◆ TO DO
Below are the records; copy each line in them that holds the word "this".

— begin SUPPLIED DATA —

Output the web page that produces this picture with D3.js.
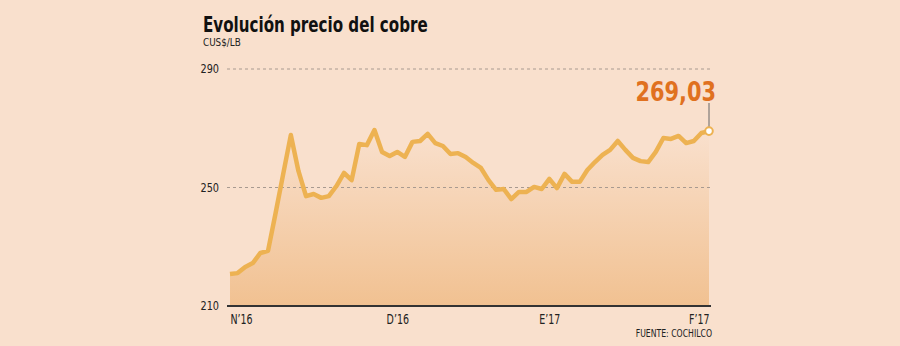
<!DOCTYPE html>
<html>
<head>
<meta charset="utf-8">
<script src="https://cdn.jsdelivr.net/npm/d3@7"></script>
<style>
  html, body { margin: 0; padding: 0; background: #f9e0cd; }
  svg { display: block; }
  text { font-family: "DejaVu Sans Condensed", "DejaVu Sans", sans-serif; }
</style>
</head>
<body>
<svg id="chart" width="900" height="346"></svg>
<script>
// Copper price, cUS$/lb, daily (Nov 2016 - early Feb 2017)
const prices = [
  220.8, 221.1, 223.2, 224.5, 227.9, 228.6, 241.4, 254.6, 267.7, 255.6,
  247.1, 247.8, 246.5, 247.1, 250.5, 254.9, 252.5, 264.7, 264.3, 269.4,
  262.0, 260.6, 262.0, 260.3, 265.4, 265.7, 268.1, 265.0, 264.0, 261.3,
  261.6, 260.3, 258.3, 256.6, 252.5, 249.2, 249.5, 246.1, 248.5, 248.5,
  250.2, 249.5, 252.9, 249.8, 254.6, 251.9, 251.9, 255.9, 258.6, 261.0,
  262.7, 265.7, 262.7, 260.0, 258.9, 258.6, 262.0, 266.7, 266.4, 267.4,
  265.0, 265.7, 268.4, 269.03
];
const xTickIndex = [0, 22, 42, 63];
const xTickLabels = ["N\u201916", "D\u201916", "E\u201917", "F\u201917"];
const yTicks = [210, 250, 290];
const title = "Evolución precio del cobre";
const unit = "CUS$/LB";
const source = "FUENTE: COCHILCO";
const lastLabel = "269,03";

const svg = d3.select("#chart");
const mLeft = 230, mRight = 709, mTop = 69, mBottom = 306;

// narrow the text horizontally (reference font is narrower than DejaVu)
function condense(sel, factor) {
  sel.each(function () {
    const w = this.getComputedTextLength();
    d3.select(this).attr("textLength", w * factor).attr("lengthAdjust", "spacingAndGlyphs");
  });
}

const x = d3.scaleLinear().domain([0, prices.length - 1]).range([mLeft, mRight]);
const y = d3.scaleLinear().domain([210, 290]).range([mBottom, mTop]);

// gradient
const defs = svg.append("defs");
const grad = defs.append("linearGradient").attr("id", "areaGrad")
  .attr("gradientUnits", "userSpaceOnUse")
  .attr("x1", 0).attr("y1", y(269)).attr("x2", 0).attr("y2", mBottom);
grad.append("stop").attr("offset", 0).attr("stop-color", "#f9e0cd");
grad.append("stop").attr("offset", 1).attr("stop-color", "#f1c191");

// title
svg.append("text").attr("x", 203).attr("y", 32)
  .attr("font-size", 21).attr("font-weight", "bold").attr("fill", "#111")
  .text(title).call(condense, 0.8);
svg.append("text").attr("x", 203).attr("y", 46)
  .attr("font-size", 11).attr("fill", "#222")
  .text(unit).call(condense, 0.89);

// area
const area = d3.area().x((d, i) => x(i)).y0(mBottom).y1(d => y(d));
svg.append("path").datum(prices).attr("d", area).attr("fill", "url(#areaGrad)");

// y axis labels
const yAxis = d3.axisLeft(y).tickValues(yTicks).tickSize(0).tickPadding(0);
const gy = svg.append("g").attr("transform", `translate(219,0)`).call(yAxis);
gy.select(".domain").remove();
gy.selectAll("text").attr("font-size", 12).attr("fill", "#222")
  .attr("font-family", "DejaVu Sans Condensed, DejaVu Sans, sans-serif")
  .call(condense, 0.9);

// grid
svg.append("g").selectAll("line").data(yTicks.filter(t => t !== 210)).join("line")
  .attr("x1", 227).attr("x2", 711)
  .attr("y1", d => y(d)).attr("y2", d => y(d))
  .attr("stroke", "#a89a90").attr("stroke-width", 1).attr("stroke-dasharray", "3,3");

// line
const line = d3.line().x((d, i) => x(i)).y(d => y(d));
svg.append("path").datum(prices).attr("d", line)
  .attr("fill", "none").attr("stroke", "#edb252").attr("stroke-width", 4.5)
  .attr("stroke-linejoin", "round").attr("stroke-linecap", "butt");

// x axis
const xAxis = d3.axisBottom(x).tickValues(xTickIndex)
  .tickFormat((d, i) => xTickLabels[i]).tickSize(0).tickPadding(8);
const gx = svg.append("g").attr("transform", `translate(0,${mBottom})`).call(xAxis);
gx.select(".domain").attr("d", `M227,0H711`).attr("stroke", "#333").attr("stroke-width", 2);
gx.selectAll("text").attr("font-size", 13.5).attr("fill", "#222")
  .attr("font-family", "DejaVu Sans Condensed, DejaVu Sans, sans-serif")
  .attr("text-anchor", (d, i) => i === 0 ? "start" : (i === xTickIndex.length - 1 ? "end" : "middle"))
  .call(condense, 0.78);

// source
svg.append("text").attr("x", 712).attr("y", 337).attr("text-anchor", "end")
  .attr("font-size", 10).attr("fill", "#222").text(source).call(condense, 0.86);

// last point annotation
const lx = x(prices.length - 1), ly = y(prices[prices.length - 1]);
svg.append("line").attr("x1", lx).attr("x2", lx).attr("y1", 103).attr("y2", ly - 4)
  .attr("stroke", "#666").attr("stroke-width", 1);
svg.append("circle").attr("cx", lx).attr("cy", ly).attr("r", 3.8)
  .attr("fill", "#fff").attr("stroke", "#edb252").attr("stroke-width", 2);
svg.append("text").attr("x", 716).attr("y", 101).attr("text-anchor", "end")
  .attr("font-size", 27).attr("font-weight", "bold").attr("fill", "#e0711f")
  .text(lastLabel).call(condense, 0.86);
</script>
</body>
</html>
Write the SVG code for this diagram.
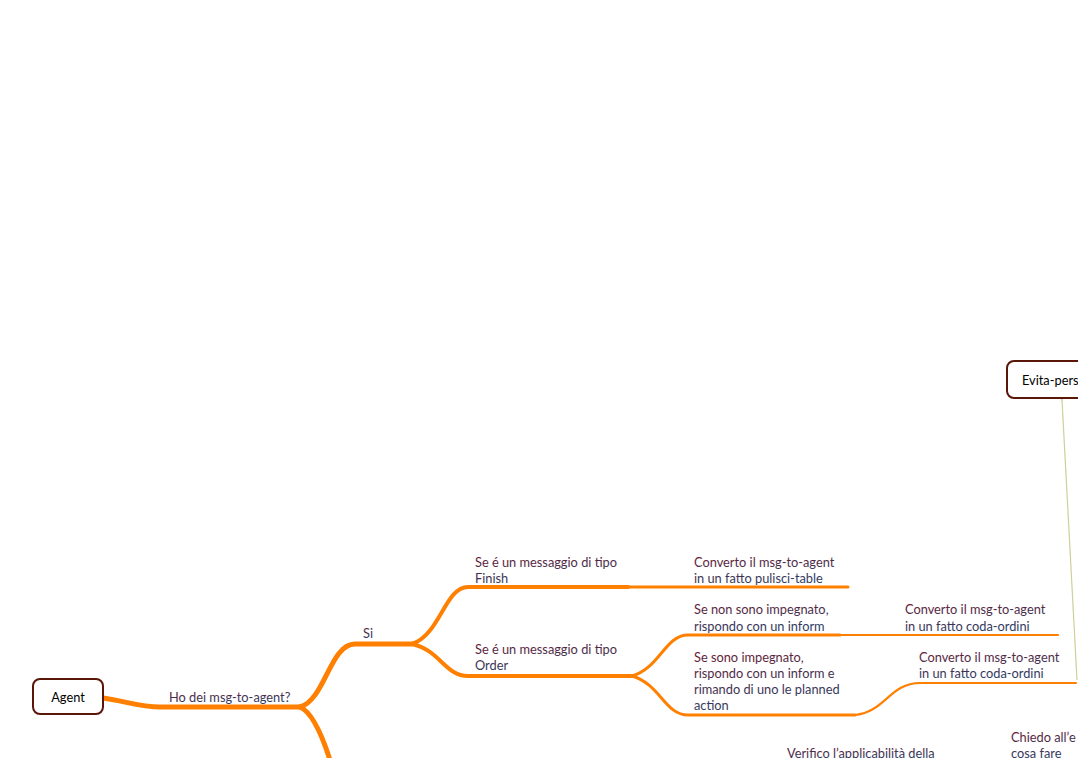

— end SUPPLIED DATA —

◆ TASK ANSWER
Output the web page that produces this picture with D3.js.
    const w = this.getComputedTextLength();
    d3.select(this).attr("textLength", w * factor).attr("lengthAdjust", "spacingAndGlyphs");
Write the SVG code for this diagram.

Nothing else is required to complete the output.